The EHRC was proud to support the Second Ukrainian Summer School, held at the University of Warwick from 9 to 23 June 2024. Twenty students from the Ukrainian Catholic University participated in workshops and events, including a session on Ukrainian Political Thought, led by Professor Christoph Mick, in collaboration with Dr. Ostap Sereda, Dr. Tetyana Vodotyka, Professor Mark Philp and postgraduate students Leokadiia Shuhurova and Sophiia Matsiuk. On 17 June, the EHRC hosted a public event where Professor Viktoria Sereda delivered a powerful talk on ‘Ukrainian refugees and their renegotiation of belonging’. The evening included discussions and presentations by Summer School participants, enriching perspectives on Ukrainian identity and resilience during challenging times.

More information here

In October, the EHRC hosted a commemorative event to honour the late Professor Robin Okey, who sadly passed away in December 2023. Professor Christopher Read organised the event, which included historians from Wales and England, who celebrated Okey’s profound impact on the study of Wales and the Balkans.

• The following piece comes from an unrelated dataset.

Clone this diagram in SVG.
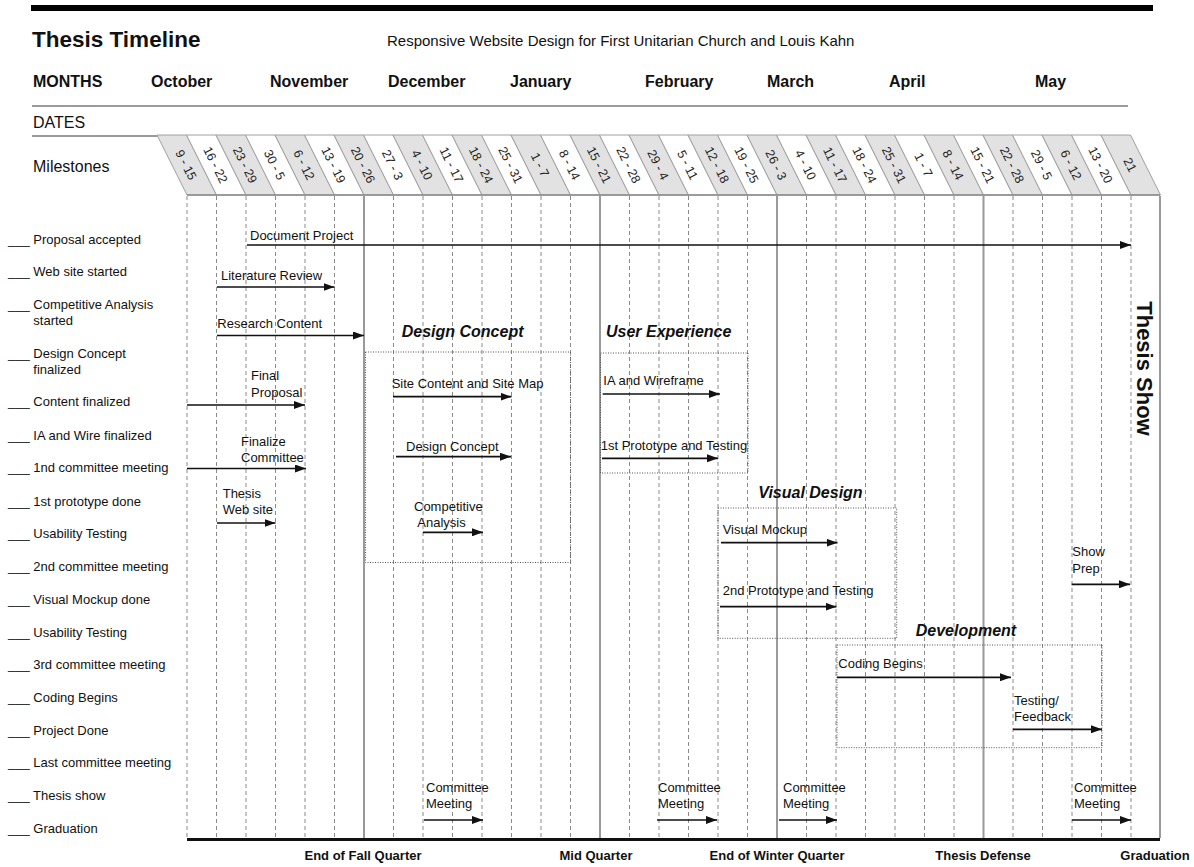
<svg xmlns="http://www.w3.org/2000/svg" xmlns:xlink="http://www.w3.org/1999/xlink" width="1194" height="867" viewBox="0 0 1194 867">
<style>
text{font-family:"Liberation Sans",Arial,sans-serif;fill:#111;}
.t13{font-size:13px;}
.lbl{font-size:13px;}
.mon{font-size:16px;font-weight:bold;}
.phase{font-size:16px;font-weight:bold;font-style:italic;}
.foot{font-size:13px;font-weight:bold;text-anchor:middle;}
.tabt{font-size:12.5px;text-anchor:middle;dominant-baseline:central;fill:#222;}
.tg{fill:#e2e2e2;stroke:#a0a0a0;stroke-width:1;}
.tw{fill:#ffffff;stroke:#a0a0a0;stroke-width:1;}
.dash{stroke:#8a8a8a;stroke-width:1;stroke-dasharray:4 3;fill:none;}
.solid{stroke:#9a9a9a;stroke-width:2;fill:none;}
.rule{stroke:#9a9a9a;stroke-width:2;fill:none;}
.box{fill:none;stroke:#555;stroke-width:1;stroke-dasharray:1 1.5;}
.arr{stroke:#111;stroke-width:1.7;fill:none;marker-end:url(#ah);}
</style>
<defs>
<marker id="ah" viewBox="0 0 11 8" refX="11" refY="4" markerWidth="11" markerHeight="8" markerUnits="userSpaceOnUse" orient="auto">
<path d="M0,0 L11,4 L0,8 z" fill="#111"/>
</marker>
<polygon id="tab" points="0,0 29.5,0 59.5,60 30,60"/>
</defs>
<rect width="1194" height="867" fill="#ffffff"/>

<g id="header">
<rect x="31" y="5" width="1122" height="6" fill="#000"/>
<text x="32" y="47" style="font-size:22.5px;font-weight:bold;">Thesis Timeline</text>
<text x="387" y="46" style="font-size:15px;">Responsive Website Design for First Unitarian Church and Louis Kahn</text>
<text class="mon" x="33" y="87">MONTHS</text>
<text class="mon" x="151" y="87">October</text>
<text class="mon" x="270" y="87">November</text>
<text class="mon" x="388" y="87">December</text>
<text class="mon" x="510" y="87">January</text>
<text class="mon" x="645" y="87">February</text>
<text class="mon" x="767" y="87">March</text>
<text class="mon" x="889" y="87">April</text>
<text class="mon" x="1035" y="87">May</text>
<line class="rule" x1="32" y1="106" x2="1128" y2="106"/>
<text x="33" y="128" style="font-size:16px;">DATES</text>
<line class="rule" x1="32" y1="136" x2="1128" y2="136"/>
<text x="33" y="172" style="font-size:16px;">Milestones</text>
</g>

<g id="dates">
<g transform="translate(157,135)"><use xlink:href="#tab" class="tg"/><text class="tabt" transform="translate(28.75,30) rotate(63.43)">9 - 15</text></g>
<g transform="translate(186.5,135)"><use xlink:href="#tab" class="tw"/><text class="tabt" transform="translate(28.75,30) rotate(63.43)">16 - 22</text></g>
<g transform="translate(216,135)"><use xlink:href="#tab" class="tg"/><text class="tabt" transform="translate(28.75,30) rotate(63.43)">23 - 29</text></g>
<g transform="translate(245.5,135)"><use xlink:href="#tab" class="tw"/><text class="tabt" transform="translate(28.75,30) rotate(63.43)">30 - 5</text></g>
<g transform="translate(275,135)"><use xlink:href="#tab" class="tg"/><text class="tabt" transform="translate(28.75,30) rotate(63.43)">6 - 12</text></g>
<g transform="translate(304.5,135)"><use xlink:href="#tab" class="tw"/><text class="tabt" transform="translate(28.75,30) rotate(63.43)">13 - 19</text></g>
<g transform="translate(334,135)"><use xlink:href="#tab" class="tg"/><text class="tabt" transform="translate(28.75,30) rotate(63.43)">20 - 26</text></g>
<g transform="translate(363.5,135)"><use xlink:href="#tab" class="tw"/><text class="tabt" transform="translate(28.75,30) rotate(63.43)">27 - 3</text></g>
<g transform="translate(393,135)"><use xlink:href="#tab" class="tg"/><text class="tabt" transform="translate(28.75,30) rotate(63.43)">4 - 10</text></g>
<g transform="translate(422.5,135)"><use xlink:href="#tab" class="tw"/><text class="tabt" transform="translate(28.75,30) rotate(63.43)">11 - 17</text></g>
<g transform="translate(452,135)"><use xlink:href="#tab" class="tg"/><text class="tabt" transform="translate(28.75,30) rotate(63.43)">18 - 24</text></g>
<g transform="translate(481.5,135)"><use xlink:href="#tab" class="tw"/><text class="tabt" transform="translate(28.75,30) rotate(63.43)">25 - 31</text></g>
<g transform="translate(511,135)"><use xlink:href="#tab" class="tg"/><text class="tabt" transform="translate(28.75,30) rotate(63.43)">1 - 7</text></g>
<g transform="translate(540.5,135)"><use xlink:href="#tab" class="tw"/><text class="tabt" transform="translate(28.75,30) rotate(63.43)">8 - 14</text></g>
<g transform="translate(570,135)"><use xlink:href="#tab" class="tg"/><text class="tabt" transform="translate(28.75,30) rotate(63.43)">15 - 21</text></g>
<g transform="translate(599.5,135)"><use xlink:href="#tab" class="tw"/><text class="tabt" transform="translate(28.75,30) rotate(63.43)">22 - 28</text></g>
<g transform="translate(629,135)"><use xlink:href="#tab" class="tg"/><text class="tabt" transform="translate(28.75,30) rotate(63.43)">29 - 4</text></g>
<g transform="translate(658.5,135)"><use xlink:href="#tab" class="tw"/><text class="tabt" transform="translate(28.75,30) rotate(63.43)">5 - 11</text></g>
<g transform="translate(688,135)"><use xlink:href="#tab" class="tg"/><text class="tabt" transform="translate(28.75,30) rotate(63.43)">12 - 18</text></g>
<g transform="translate(717.5,135)"><use xlink:href="#tab" class="tw"/><text class="tabt" transform="translate(28.75,30) rotate(63.43)">19 - 25</text></g>
<g transform="translate(747,135)"><use xlink:href="#tab" class="tg"/><text class="tabt" transform="translate(28.75,30) rotate(63.43)">26 - 3</text></g>
<g transform="translate(776.5,135)"><use xlink:href="#tab" class="tw"/><text class="tabt" transform="translate(28.75,30) rotate(63.43)">4 - 10</text></g>
<g transform="translate(806,135)"><use xlink:href="#tab" class="tg"/><text class="tabt" transform="translate(28.75,30) rotate(63.43)">11 - 17</text></g>
<g transform="translate(835.5,135)"><use xlink:href="#tab" class="tw"/><text class="tabt" transform="translate(28.75,30) rotate(63.43)">18 - 24</text></g>
<g transform="translate(865,135)"><use xlink:href="#tab" class="tg"/><text class="tabt" transform="translate(28.75,30) rotate(63.43)">25 - 31</text></g>
<g transform="translate(894.5,135)"><use xlink:href="#tab" class="tw"/><text class="tabt" transform="translate(28.75,30) rotate(63.43)">1 - 7</text></g>
<g transform="translate(924,135)"><use xlink:href="#tab" class="tg"/><text class="tabt" transform="translate(28.75,30) rotate(63.43)">8 - 14</text></g>
<g transform="translate(953.5,135)"><use xlink:href="#tab" class="tw"/><text class="tabt" transform="translate(28.75,30) rotate(63.43)">15 - 21</text></g>
<g transform="translate(983,135)"><use xlink:href="#tab" class="tg"/><text class="tabt" transform="translate(28.75,30) rotate(63.43)">22 - 28</text></g>
<g transform="translate(1012.5,135)"><use xlink:href="#tab" class="tw"/><text class="tabt" transform="translate(28.75,30) rotate(63.43)">29 - 5</text></g>
<g transform="translate(1042,135)"><use xlink:href="#tab" class="tg"/><text class="tabt" transform="translate(28.75,30) rotate(63.43)">6 - 12</text></g>
<g transform="translate(1071.5,135)"><use xlink:href="#tab" class="tw"/><text class="tabt" transform="translate(28.75,30) rotate(63.43)">13 - 20</text></g>
<g transform="translate(1101,135)"><use xlink:href="#tab" class="tg"/><text class="tabt" transform="translate(28.75,30) rotate(63.43)">21</text></g>
<line x1="187" y1="195" x2="1160" y2="195" stroke="#8a8a8a" stroke-width="1.5"/>
</g>

<g id="grid">
<path class="dash" d="M187 196V838M216.5 196V838M246 196V838M275.5 196V838M305 196V838M334.5 196V838M393.5 196V838M423 196V838M452.5 196V838M482 196V838M511.5 196V838M541 196V838M570.5 196V838M629.5 196V838M659 196V838M688.5 196V838M718 196V838M747.5 196V838M806.5 196V838M836 196V838M865.5 196V838M895 196V838M924.5 196V838M954 196V838M1013 196V838M1042.5 196V838M1072 196V838M1101.5 196V838M1131 196V838"/>
<path class="solid" d="M364 196V838M600 196V838M777 196V838M983.5 196V838M1160 196V838"/>
<line x1="187" y1="839.5" x2="1160" y2="839.5" stroke="#111" stroke-width="3"/>
</g>

<g id="milestones" class="lbl">
<text x="8" y="244">___ Proposal accepted</text>
<text x="8" y="276">___ Web site started</text>
<text x="8" y="309">___ Competitive Analysis</text>
<text x="33.3" y="325">started</text>
<text x="8" y="358">___ Design Concept</text>
<text x="33.3" y="374">finalized</text>
<text x="8" y="406">___ Content finalized</text>
<text x="8" y="440">___ IA and Wire finalized</text>
<text x="8" y="472">___ 1nd committee meeting</text>
<text x="8" y="506">___ 1st prototype done</text>
<text x="8" y="538">___ Usability Testing</text>
<text x="8" y="571">___ 2nd committee meeting</text>
<text x="8" y="604">___ Visual Mockup done</text>
<text x="8" y="637">___ Usability Testing</text>
<text x="8" y="669">___ 3rd committee meeting</text>
<text x="8" y="702">___ Coding Begins</text>
<text x="8" y="735">___ Project Done</text>
<text x="8" y="767">___ Last committee meeting</text>
<text x="8" y="800">___ Thesis show</text>
<text x="8" y="833">___ Graduation</text>
</g>

<g id="phase-design-concept">
<rect class="box" x="365.5" y="352" width="205" height="210.5"/>
<text class="phase" x="401.7" y="337">Design Concept</text>
</g>
<g id="phase-user-experience">
<rect class="box" x="600.5" y="353" width="147.5" height="120"/>
<text class="phase" x="606" y="337">User Experience</text>
</g>
<g id="phase-visual-design">
<rect class="box" x="718" y="508" width="178.7" height="130.3"/>
<text class="phase" x="758.3" y="498">Visual Design</text>
</g>
<g id="phase-development">
<rect class="box" x="837" y="645" width="265" height="102.7"/>
<text class="phase" x="915.7" y="636">Development</text>
</g>

<g id="task-labels" class="t13">
<g id="t-document"><text x="250" y="239.5">Document Project</text></g>
<g id="t-literature"><text x="221" y="280">Literature Review</text></g>
<g id="t-research"><text x="217.3" y="328">Research Content</text></g>
<g id="t-final"><text x="251" y="380">Final</text><text x="251" y="397">Proposal</text></g>
<g id="t-finalize"><text x="241" y="445.5">Finalize</text><text x="241" y="462">Committee</text></g>
<g id="t-website"><text x="222.7" y="497.5">Thesis</text><text x="222.7" y="514">Web site</text></g>
<g id="t-sitecontent"><text x="391.7" y="388">Site Content and Site Map</text></g>
<g id="t-designconcept"><text x="406" y="450.5">Design Concept</text></g>
<g id="t-competitive"><text x="414" y="510.5">Competitive</text><text x="417.3" y="526.5">Analysis</text></g>
<g id="t-ia"><text x="603.3" y="384.5">IA and Wireframe</text></g>
<g id="t-proto1"><text x="600.7" y="449.5">1st Prototype and Testing</text></g>
<g id="t-mockup"><text x="722.7" y="533.5">Visual Mockup</text></g>
<g id="t-proto2"><text x="722.7" y="595">2nd Prototype and Testing</text></g>
<g id="t-showprep"><text x="1072.3" y="556">Show</text><text x="1072.3" y="573">Prep</text></g>
<g id="t-coding"><text x="838.3" y="668">Coding Begins</text></g>
<g id="t-testing"><text x="1014" y="704.5">Testing/</text><text x="1014" y="721">Feedback</text></g>
<g id="t-cm1"><text x="426" y="792">Committee</text><text x="426" y="808">Meeting</text></g>
<g id="t-cm2"><text x="658" y="792">Committee</text><text x="658" y="808">Meeting</text></g>
<g id="t-cm3"><text x="783" y="792">Committee</text><text x="783" y="808">Meeting</text></g>
<g id="t-cm4"><text x="1074" y="792">Committee</text><text x="1074" y="808">Meeting</text></g>
</g>

<g id="connectors">
<path class="arr" d="M247 245H1131"/>
<path class="arr" d="M217 287H334.5"/>
<path class="arr" d="M217 335.5H364"/>
<path class="arr" d="M187 405H305"/>
<path class="arr" d="M187 468.5H306"/>
<path class="arr" d="M217 523H275.5"/>
<path class="arr" d="M393 396.7H511.5"/>
<path class="arr" d="M396 456.7H511"/>
<path class="arr" d="M423 532.3H483"/>
<path class="arr" d="M602.7 394H720"/>
<path class="arr" d="M602 458.3H718"/>
<path class="arr" d="M721 542.7H837.5"/>
<path class="arr" d="M720 606.7H836.5"/>
<path class="arr" d="M1071.7 584.3H1130"/>
<path class="arr" d="M837 677.3H1011"/>
<path class="arr" d="M1013 729.3H1102"/>
<path class="arr" d="M424 820H483"/>
<path class="arr" d="M657 820H717"/>
<path class="arr" d="M779 820H837"/>
<path class="arr" d="M1072 820H1131"/>
</g>

<g id="thesis-show">
<text transform="rotate(90 1137 368.5)" x="1137" y="368.5" style="font-size:22px;font-weight:bold;text-anchor:middle;">Thesis Show</text>
</g>

<g id="footer">
<text class="foot" x="363" y="860">End of Fall Quarter</text>
<text class="foot" x="596" y="860">Mid Quarter</text>
<text class="foot" x="777" y="860">End of Winter Quarter</text>
<text class="foot" x="983" y="860">Thesis Defense</text>
<text class="foot" x="1155" y="860">Graduation</text>
</g>
</svg>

Also in October, the EHRC welcomed Egle Rindzeviciute (Kingston University), who delivered a fascinating lecture on ‘The Soviet Anthropocene: Changing Notions of Human and Non-Human Agency in the Context of an Authoritarian Regime’. This lecture, part of our History Research Seminar Series on the history and ethics of artificial intelligence, sparked thought-provoking discussions on the intersections of technology, history and ethics.

One of our flagship initiatives, The Re-imagining Democracy project, led by Professor Mark Philp in collaboration with Professor Joanna Innes (Oxford), continues to thrive. The team has moved on to the fourth and final volume of their series, which focusses on Central and Northern Europe between 1770 and 1870. Together with the previous volumes, this research promises to deepen our understanding of democratic transformations in thought and practice in the late eighteenth and nineteenth centuries.

Anna Hájková spent the fall as a fellow at the Frankel Center for Judaic studies and is in the winter Agathe Lasch guest professor at the University of Hamburg. She is putting finishing touches on her book 'People without History are Dust: Queer Desire in the Holocaust', forthcoming with the University of Toronto Press. (Will Jones translated a large part of that book!)